The groups have argued in court briefs that because the wolf case was being appealed and a decision was pending, the rider unconstitutionally interfered with the judicial branch. Specifically they say the rider “directs an outcome in pending litigation without changing underlying law or providing the courts with new law or standards to apply.”
The rider authored by Rep. Mike Simpson, R-Idaho, and Sen. Jon Tester, D-Montana, makes no reference to the underlying law, the Endangered Species Act. For example, Molloy ruled the delisting rule was illegal because it removed protection for wolves in the Northern Rockies in only a portion of their range, Idaho and Montana, but not in Wyoming. The rider does not explicitly change the ESA to make that legal in either a narrow or broad sense.

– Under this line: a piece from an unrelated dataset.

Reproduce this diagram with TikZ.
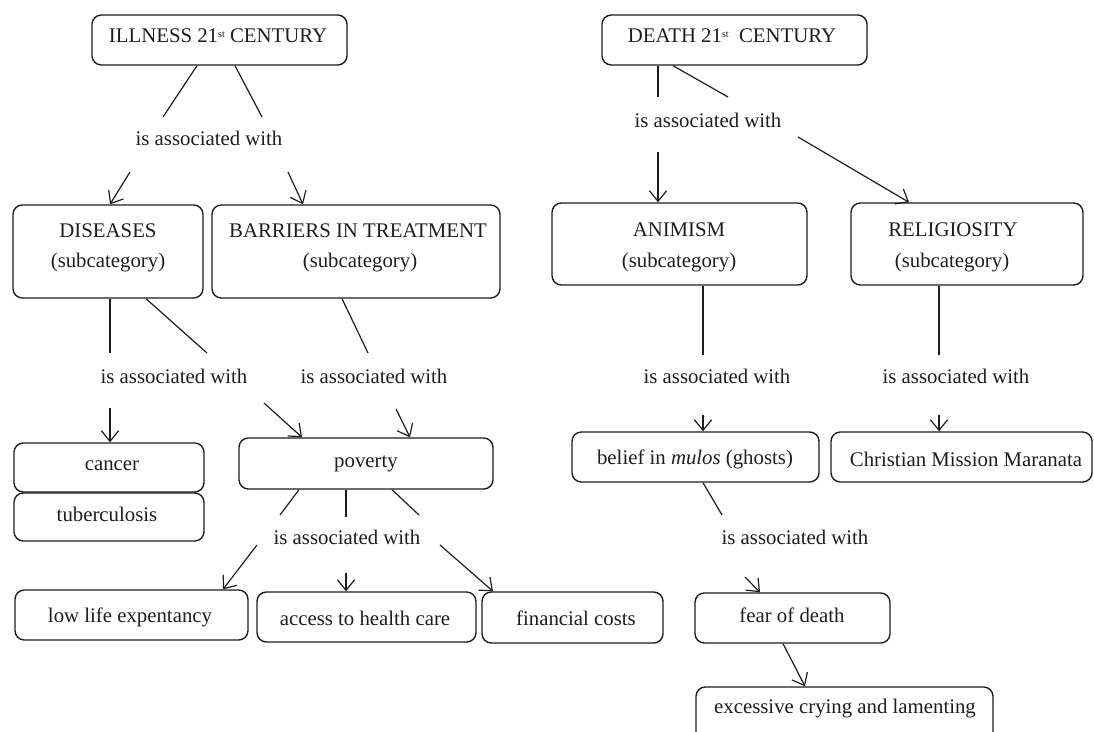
\documentclass[tikz,border=0pt]{standalone}
\usepackage{fontspec}
\setmainfont{Liberation Serif}
\usetikzlibrary{arrows.meta,fit}
\definecolor{ink}{HTML}{1E1E1E}
\newcommand\mainfs{\fontsize{15.6pt}{24pt}\selectfont}
\newcommand\supst{\raisebox{0.55ex}{\fontsize{7.5pt}{7.5pt}\selectfont st}}
\begin{document}
\begin{tikzpicture}[x=0.75pt,y=-0.75pt,
  box/.style={draw=ink, line width=1.05pt, rounded corners=7pt, inner sep=0pt},
  txt/.style={inner sep=0pt, font=\mainfs, text=ink},
  ln/.style={draw=ink, line width=0.9pt},
  arr/.style={ln, -{Straight Barb[length=8pt,width=13pt,line width=0.9pt]}}]
\clip (0,0) rectangle (1094,731);
\fill[white] (0,0) rectangle (1094,731);

% ---------- boxes ----------
\node[box, fit={(92,15)(347,65)}] (ill) {};
\node[box, fit={(602,15)(867,65)}] (death) {};
\node[box, fit={(13,205)(203,298)}] (dis) {};
\node[box, fit={(212,205)(500,298)}] (bar) {};
\node[box, fit={(552,203)(807,285)}] (ani) {};
\node[box, fit={(851,203)(1083,285)}] (rel) {};
\node[box, fit={(14,443)(204,492)}] (can) {};
\node[box, fit={(14,493)(204,541)}] (tb) {};
\node[box, fit={(239,438)(493,489)}] (pov) {};
\node[box, fit={(572,432)(819,482)}] (bel) {};
\node[box, fit={(831,432)(1092,482)}] (chr) {};
\node[box, fit={(15,590)(248,640)}] (low) {};
\node[box, fit={(257,592)(476,642)}] (acc) {};
\node[box, fit={(482,592)(663,643)}] (fin) {};
\node[box, fit={(695,593)(890,643)}] (fear) {};
\node[box, fit={(696,687)(993,770)}] (exc) {};

% ---------- box texts ----------
\node[txt] (illt) at (218,36) {ILLNESS 21\supst\ CENTURY};
\node[txt] (deatht) at (732,36) {DEATH 21\supst\ \ CENTURY};
\node[txt] (dist1) at (108,231) {DISEASES};
\node[txt] (dist2) at (108,263) {(subcategory)};
\node[txt] (bart1) at (358,231) {BARRIERS IN TREATMENT};
\node[txt] (bart2) at (360,263) {(subcategory)};
\node[txt] (anit1) at (679,230) {ANIMISM};
\node[txt] (anit2) at (679,263) {(subcategory)};
\node[txt] (relt1) at (953,230) {RELIGIOSITY};
\node[txt] (relt2) at (952,263) {(subcategory)};
\node[txt] (cant) at (112,466) {cancer};
\node[txt] (tbt) at (107,514) {tuberculosis};
\node[txt] (povt) at (366,464) {poverty};
\node[txt] (belt) at (695,459) {belief in \textit{mulos} (ghosts)};
\node[txt] (chrt) at (966,459) {Christian Mission Maranata};
\node[txt] (lowt) at (130,617) {low life expentancy};
\node[txt] (acct) at (365,618) {access to health care};
\node[txt] (fint) at (576,618) {financial costs};
\node[txt] (feart) at (792,615) {fear of death};
\node[txt] (exct) at (845,709) {excessive crying and lamenting};

% ---------- link labels ----------
\node[txt] (L1) at (209,138) {is associated with};
\node[txt] (L2) at (708,120) {is associated with};
\node[txt] (L3) at (174,376) {is associated with};
\node[txt] (L4) at (374,376) {is associated with};
\node[txt] (L5) at (717,376) {is associated with};
\node[txt] (L6) at (956,376) {is associated with};
\node[txt] (L7) at (347,537) {is associated with};
\node[txt] (L8) at (795,537) {is associated with};

% ---------- free ends ----------
\coordinate (a1) at (163,117);
\coordinate (a2) at (262,117);
\coordinate (a3) at (130,172);
\coordinate (a4) at (288,172);
\coordinate (b1) at (658,97);
\coordinate (b2) at (728,97);
\coordinate (b3) at (658,152);
\coordinate (b4) at (798,137);
\coordinate (c1) at (110,353);
\coordinate (c2) at (207,353);
\coordinate (c3) at (368,353);
\coordinate (c4) at (110,408);
\coordinate (c5) at (264,403);
\coordinate (c6) at (396,409);
\coordinate (d1) at (703,355);
\coordinate (d2) at (939,355);
\coordinate (d3) at (703,415);
\coordinate (d4) at (939,415);
\coordinate (e1) at (280,515);
\coordinate (e2) at (346,517);
\coordinate (e3) at (419,515);
\coordinate (e4) at (257,545);
\coordinate (e5) at (346,573);
\coordinate (e6) at (440,545);
\coordinate (f1) at (722,515);
\coordinate (f2) at (745,577);

% ---------- connectors ----------
\draw[ln] (197,0 |- ill.south) -- (a1);
\draw[ln] (235,0 |- ill.south) -- (a2);
\draw[arr] (a3) -- (110,0 |- dis.north);
\draw[arr] (a4) -- (303,0 |- bar.north);

\draw[ln] (658,0 |- death.south) -- (b1);
\draw[ln] (673,0 |- death.south) -- (b2);
\draw[arr] (b3) -- (658,0 |- ani.north);
\draw[arr] (b4) -- (909,0 |- rel.north);

\draw[ln] (110,0 |- dis.south) -- (c1);
\draw[ln] (146,0 |- dis.south) -- (c2);
\draw[ln] (342,0 |- bar.south) -- (c3);
\draw[arr] (c4) -- (110,0 |- can.north);
\draw[arr] (c5) -- (302,0 |- pov.north);
\draw[arr] (c6) -- (410,0 |- pov.north);

\draw[ln] (703,0 |- ani.south) -- (d1);
\draw[ln] (939,0 |- rel.south) -- (d2);
\draw[arr] (d3) -- (703,0 |- bel.north);
\draw[arr] (d4) -- (939,0 |- chr.north);

\draw[ln] (299,0 |- pov.south) -- (e1);
\draw[ln] (346,0 |- pov.south) -- (e2);
\draw[ln] (392,0 |- pov.south) -- (e3);
\draw[arr] (e4) -- (223,0 |- low.north);
\draw[arr] (e5) -- (346,0 |- acc.north);
\draw[arr] (e6) -- (493,0 |- fin.north);

\draw[ln] (703,0 |- bel.south) -- (f1);
\draw[arr] (f2) -- (760,0 |- fear.north);
\draw[arr] (783,0 |- fear.south) -- (805,0 |- exc.north);
\end{tikzpicture}
\end{document}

The federal government responded in court documents that the action by Congress implicitly amends the ESA by overriding all existing laws that govern wolves and it does not infringe on the authority of the court.
Michael Blumm, a professor at Lewis and Clark Law School in Portland, Ore., said administrative rules, such as the ones that list and delist species under the ESA, can be challenged under the Administrative Procedures Act or the ESA. Since both were authored by Congress, it has jurisdiction over them and because of that it can order a rule exempt from judicial review.
“I don’t think there is a constitutional right to get review over administrative decision-making,” he said.
Or as Dale Goble of the University of Idaho College of Law said, Congress, via Article III of the Constitution, does have some authority over the courts.
“Congress has the power to determine the jurisdiction of the federal courts,” he said. “Obviously there has to be some kind of limit to that, but Congress in the past has redrawn jurisdiction for various and sundry things. Congress can’t override the Bill of Rights, for example, but nobody is claiming any kind of violation of the Bill of Rights.”
Put another way, he said Congress has the power to make law and to direct agencies of the federal government to do things, and that is what the rider does.
“It’s not the normal way things are done but I don’t think it makes it, on its face, unconstitutional,” Goble said.
The rider handed authority over wolves back to the states of Idaho and Montana. Both plan on holding hunting seasons this fall. Montana has set a quota of 220 wolves for its hunt. The Idaho Fish and Game Commission will set wolf hunting rules Thursday. A proposal from Fish and Game would not set wolf hunting quotas in most of the state.